Recorded data ->
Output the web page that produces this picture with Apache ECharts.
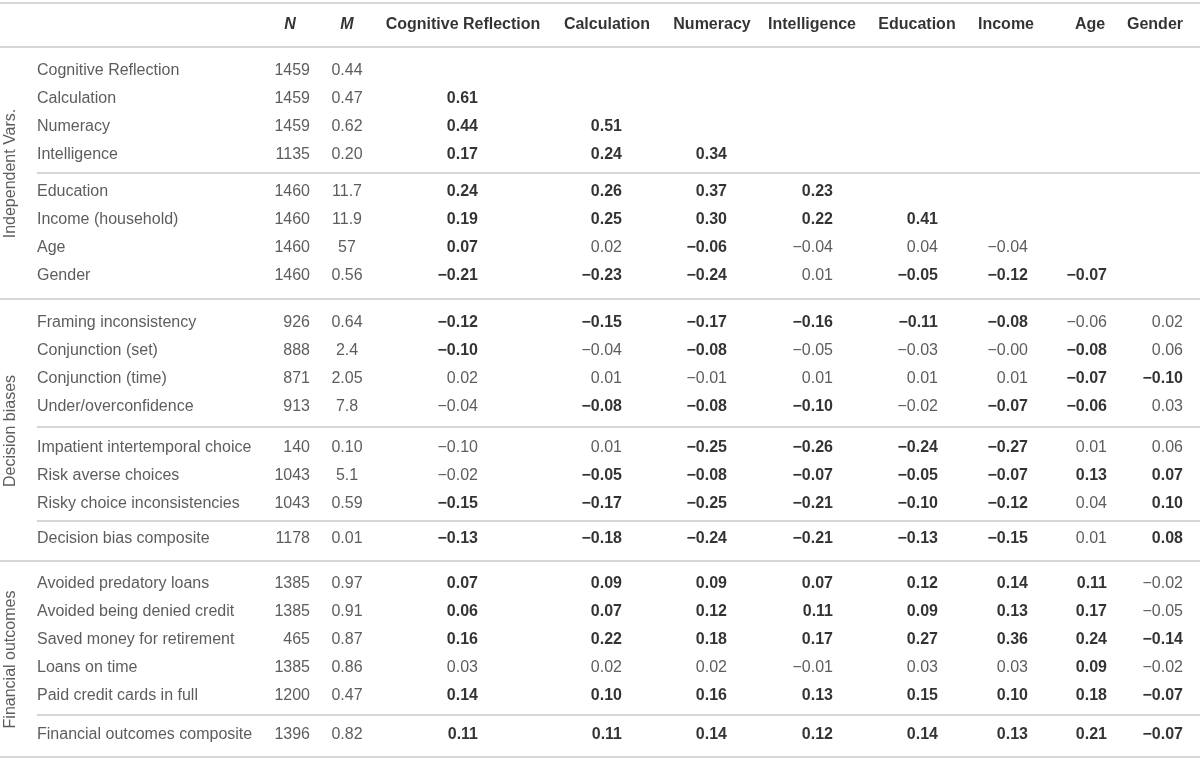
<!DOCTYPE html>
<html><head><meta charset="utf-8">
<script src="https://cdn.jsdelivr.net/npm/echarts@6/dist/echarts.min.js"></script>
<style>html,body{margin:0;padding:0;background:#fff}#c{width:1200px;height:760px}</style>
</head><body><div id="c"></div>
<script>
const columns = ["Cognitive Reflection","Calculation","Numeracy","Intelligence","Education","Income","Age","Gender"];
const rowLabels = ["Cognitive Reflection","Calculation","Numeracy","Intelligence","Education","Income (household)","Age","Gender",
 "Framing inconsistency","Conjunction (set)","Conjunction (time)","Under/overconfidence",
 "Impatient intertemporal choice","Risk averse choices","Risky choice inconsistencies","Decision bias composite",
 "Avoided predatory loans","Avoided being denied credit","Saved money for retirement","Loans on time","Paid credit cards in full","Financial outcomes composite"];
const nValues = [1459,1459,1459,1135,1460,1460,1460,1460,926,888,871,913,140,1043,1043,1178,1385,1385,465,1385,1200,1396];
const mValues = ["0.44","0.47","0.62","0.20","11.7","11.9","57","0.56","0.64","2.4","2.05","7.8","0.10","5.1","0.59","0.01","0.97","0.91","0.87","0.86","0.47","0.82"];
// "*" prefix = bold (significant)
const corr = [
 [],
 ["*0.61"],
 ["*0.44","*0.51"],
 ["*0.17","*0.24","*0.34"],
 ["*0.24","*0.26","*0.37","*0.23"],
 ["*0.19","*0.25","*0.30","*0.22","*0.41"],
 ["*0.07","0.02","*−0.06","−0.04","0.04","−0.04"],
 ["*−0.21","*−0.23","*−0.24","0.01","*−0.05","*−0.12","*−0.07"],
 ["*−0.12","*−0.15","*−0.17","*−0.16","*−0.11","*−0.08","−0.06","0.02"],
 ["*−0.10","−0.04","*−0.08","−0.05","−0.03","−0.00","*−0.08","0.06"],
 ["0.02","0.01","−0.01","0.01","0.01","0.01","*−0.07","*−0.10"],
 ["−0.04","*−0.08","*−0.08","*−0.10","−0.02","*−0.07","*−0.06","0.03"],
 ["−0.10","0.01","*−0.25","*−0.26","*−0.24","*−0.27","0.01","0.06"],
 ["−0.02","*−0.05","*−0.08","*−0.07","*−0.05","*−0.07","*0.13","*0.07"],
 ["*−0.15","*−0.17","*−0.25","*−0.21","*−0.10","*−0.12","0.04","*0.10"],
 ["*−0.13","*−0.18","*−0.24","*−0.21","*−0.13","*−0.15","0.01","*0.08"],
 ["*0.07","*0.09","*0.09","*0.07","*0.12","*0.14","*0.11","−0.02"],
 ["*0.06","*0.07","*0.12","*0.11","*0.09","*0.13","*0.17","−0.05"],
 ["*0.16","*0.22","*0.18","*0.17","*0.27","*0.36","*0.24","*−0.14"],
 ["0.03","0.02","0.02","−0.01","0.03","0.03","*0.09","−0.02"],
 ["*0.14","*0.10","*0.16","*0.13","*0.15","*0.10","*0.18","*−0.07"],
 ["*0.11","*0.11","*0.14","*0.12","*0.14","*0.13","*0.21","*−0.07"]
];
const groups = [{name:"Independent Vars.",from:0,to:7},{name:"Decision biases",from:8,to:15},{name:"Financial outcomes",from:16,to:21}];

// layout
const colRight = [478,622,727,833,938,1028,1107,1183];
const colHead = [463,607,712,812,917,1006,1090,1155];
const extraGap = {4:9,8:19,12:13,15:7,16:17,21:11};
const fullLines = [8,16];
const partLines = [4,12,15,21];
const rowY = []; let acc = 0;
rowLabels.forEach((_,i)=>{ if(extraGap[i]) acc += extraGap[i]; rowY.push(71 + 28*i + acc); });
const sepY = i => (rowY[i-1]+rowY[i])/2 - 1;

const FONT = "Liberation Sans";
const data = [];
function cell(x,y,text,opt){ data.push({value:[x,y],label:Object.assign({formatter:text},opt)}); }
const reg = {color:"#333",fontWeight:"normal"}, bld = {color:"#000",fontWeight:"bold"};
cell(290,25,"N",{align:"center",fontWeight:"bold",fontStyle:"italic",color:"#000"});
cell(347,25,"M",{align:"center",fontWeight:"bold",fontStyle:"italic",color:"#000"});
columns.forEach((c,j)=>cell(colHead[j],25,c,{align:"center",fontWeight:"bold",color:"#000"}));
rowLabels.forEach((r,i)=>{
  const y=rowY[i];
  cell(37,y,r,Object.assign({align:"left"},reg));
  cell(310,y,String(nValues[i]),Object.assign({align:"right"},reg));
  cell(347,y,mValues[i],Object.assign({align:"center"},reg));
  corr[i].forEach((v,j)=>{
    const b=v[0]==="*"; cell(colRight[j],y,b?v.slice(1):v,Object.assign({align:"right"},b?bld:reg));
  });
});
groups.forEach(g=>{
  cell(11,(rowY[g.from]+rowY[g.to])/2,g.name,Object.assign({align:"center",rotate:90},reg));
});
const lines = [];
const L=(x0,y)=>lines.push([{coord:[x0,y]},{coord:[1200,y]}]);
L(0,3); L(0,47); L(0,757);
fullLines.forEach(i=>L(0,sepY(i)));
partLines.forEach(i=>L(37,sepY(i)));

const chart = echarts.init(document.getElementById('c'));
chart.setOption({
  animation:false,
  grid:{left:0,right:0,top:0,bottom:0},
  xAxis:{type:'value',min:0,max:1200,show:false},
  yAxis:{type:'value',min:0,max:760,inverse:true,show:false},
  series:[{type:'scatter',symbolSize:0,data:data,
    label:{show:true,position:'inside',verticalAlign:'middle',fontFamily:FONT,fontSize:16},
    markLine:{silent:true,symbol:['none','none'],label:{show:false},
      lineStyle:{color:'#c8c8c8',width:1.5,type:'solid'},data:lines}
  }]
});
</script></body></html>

Short task -> Set down the complete material exactly, but do not include the images.

Task solution ->
Output the web page that produces this picture with Apache ECharts.
<!DOCTYPE html>
<html><head><meta charset="utf-8">
<script src="https://cdn.jsdelivr.net/npm/echarts@6/dist/echarts.min.js"></script>
<style>html,body{margin:0;padding:0;background:#fff}#c{width:1200px;height:760px}</style>
</head><body><div id="c"></div>
<script>
const columns = ["Cognitive Reflection","Calculation","Numeracy","Intelligence","Education","Income","Age","Gender"];
const rowLabels = ["Cognitive Reflection","Calculation","Numeracy","Intelligence","Education","Income (household)","Age","Gender",
 "Framing inconsistency","Conjunction (set)","Conjunction (time)","Under/overconfidence",
 "Impatient intertemporal choice","Risk averse choices","Risky choice inconsistencies","Decision bias composite",
 "Avoided predatory loans","Avoided being denied credit","Saved money for retirement","Loans on time","Paid credit cards in full","Financial outcomes composite"];
const nValues = [1459,1459,1459,1135,1460,1460,1460,1460,926,888,871,913,140,1043,1043,1178,1385,1385,465,1385,1200,1396];
const mValues = ["0.44","0.47","0.62","0.20","11.7","11.9","57","0.56","0.64","2.4","2.05","7.8","0.10","5.1","0.59","0.01","0.97","0.91","0.87","0.86","0.47","0.82"];
// "*" prefix = bold (significant)
const corr = [
 [],
 ["*0.61"],
 ["*0.44","*0.51"],
 ["*0.17","*0.24","*0.34"],
 ["*0.24","*0.26","*0.37","*0.23"],
 ["*0.19","*0.25","*0.30","*0.22","*0.41"],
 ["*0.07","0.02","*−0.06","−0.04","0.04","−0.04"],
 ["*−0.21","*−0.23","*−0.24","0.01","*−0.05","*−0.12","*−0.07"],
 ["*−0.12","*−0.15","*−0.17","*−0.16","*−0.11","*−0.08","−0.06","0.02"],
 ["*−0.10","−0.04","*−0.08","−0.05","−0.03","−0.00","*−0.08","0.06"],
 ["0.02","0.01","−0.01","0.01","0.01","0.01","*−0.07","*−0.10"],
 ["−0.04","*−0.08","*−0.08","*−0.10","−0.02","*−0.07","*−0.06","0.03"],
 ["−0.10","0.01","*−0.25","*−0.26","*−0.24","*−0.27","0.01","0.06"],
 ["−0.02","*−0.05","*−0.08","*−0.07","*−0.05","*−0.07","*0.13","*0.07"],
 ["*−0.15","*−0.17","*−0.25","*−0.21","*−0.10","*−0.12","0.04","*0.10"],
 ["*−0.13","*−0.18","*−0.24","*−0.21","*−0.13","*−0.15","0.01","*0.08"],
 ["*0.07","*0.09","*0.09","*0.07","*0.12","*0.14","*0.11","−0.02"],
 ["*0.06","*0.07","*0.12","*0.11","*0.09","*0.13","*0.17","−0.05"],
 ["*0.16","*0.22","*0.18","*0.17","*0.27","*0.36","*0.24","*−0.14"],
 ["0.03","0.02","0.02","−0.01","0.03","0.03","*0.09","−0.02"],
 ["*0.14","*0.10","*0.16","*0.13","*0.15","*0.10","*0.18","*−0.07"],
 ["*0.11","*0.11","*0.14","*0.12","*0.14","*0.13","*0.21","*−0.07"]
];
const groups = [{name:"Independent Vars.",from:0,to:7},{name:"Decision biases",from:8,to:15},{name:"Financial outcomes",from:16,to:21}];

// layout
const colRight = [478,622,727,833,938,1028,1107,1183];
const colHead = [463,607,712,812,917,1006,1090,1155];
const extraGap = {4:9,8:19,12:13,15:7,16:17,21:11};
const fullLines = [8,16];
const partLines = [4,12,15,21];
const rowY = []; let acc = 0;
rowLabels.forEach((_,i)=>{ if(extraGap[i]) acc += extraGap[i]; rowY.push(71 + 28*i + acc); });
const sepY = i => (rowY[i-1]+rowY[i])/2 - 1;

const FONT = "Liberation Sans";
const data = [];
function cell(x,y,text,opt){ data.push({value:[x,y],label:Object.assign({formatter:text},opt)}); }
const reg = {color:"#333",fontWeight:"normal"}, bld = {color:"#000",fontWeight:"bold"};
cell(290,25,"N",{align:"center",fontWeight:"bold",fontStyle:"italic",color:"#000"});
cell(347,25,"M",{align:"center",fontWeight:"bold",fontStyle:"italic",color:"#000"});
columns.forEach((c,j)=>cell(colHead[j],25,c,{align:"center",fontWeight:"bold",color:"#000"}));
rowLabels.forEach((r,i)=>{
  const y=rowY[i];
  cell(37,y,r,Object.assign({align:"left"},reg));
  cell(310,y,String(nValues[i]),Object.assign({align:"right"},reg));
  cell(347,y,mValues[i],Object.assign({align:"center"},reg));
  corr[i].forEach((v,j)=>{
    const b=v[0]==="*"; cell(colRight[j],y,b?v.slice(1):v,Object.assign({align:"right"},b?bld:reg));
  });
});
groups.forEach(g=>{
  cell(11,(rowY[g.from]+rowY[g.to])/2,g.name,Object.assign({align:"center",rotate:90},reg));
});
const lines = [];
const L=(x0,y)=>lines.push([{coord:[x0,y]},{coord:[1200,y]}]);
L(0,3); L(0,47); L(0,757);
fullLines.forEach(i=>L(0,sepY(i)));
partLines.forEach(i=>L(37,sepY(i)));

const chart = echarts.init(document.getElementById('c'));
chart.setOption({
  animation:false,
  grid:{left:0,right:0,top:0,bottom:0},
  xAxis:{type:'value',min:0,max:1200,show:false},
  yAxis:{type:'value',min:0,max:760,inverse:true,show:false},
  series:[{type:'scatter',symbolSize:0,data:data,
    label:{show:true,position:'inside',verticalAlign:'middle',fontFamily:FONT,fontSize:16},
    markLine:{silent:true,symbol:['none','none'],label:{show:false},
      lineStyle:{color:'#c8c8c8',width:1.5,type:'solid'},data:lines}
  }]
});
</script></body></html>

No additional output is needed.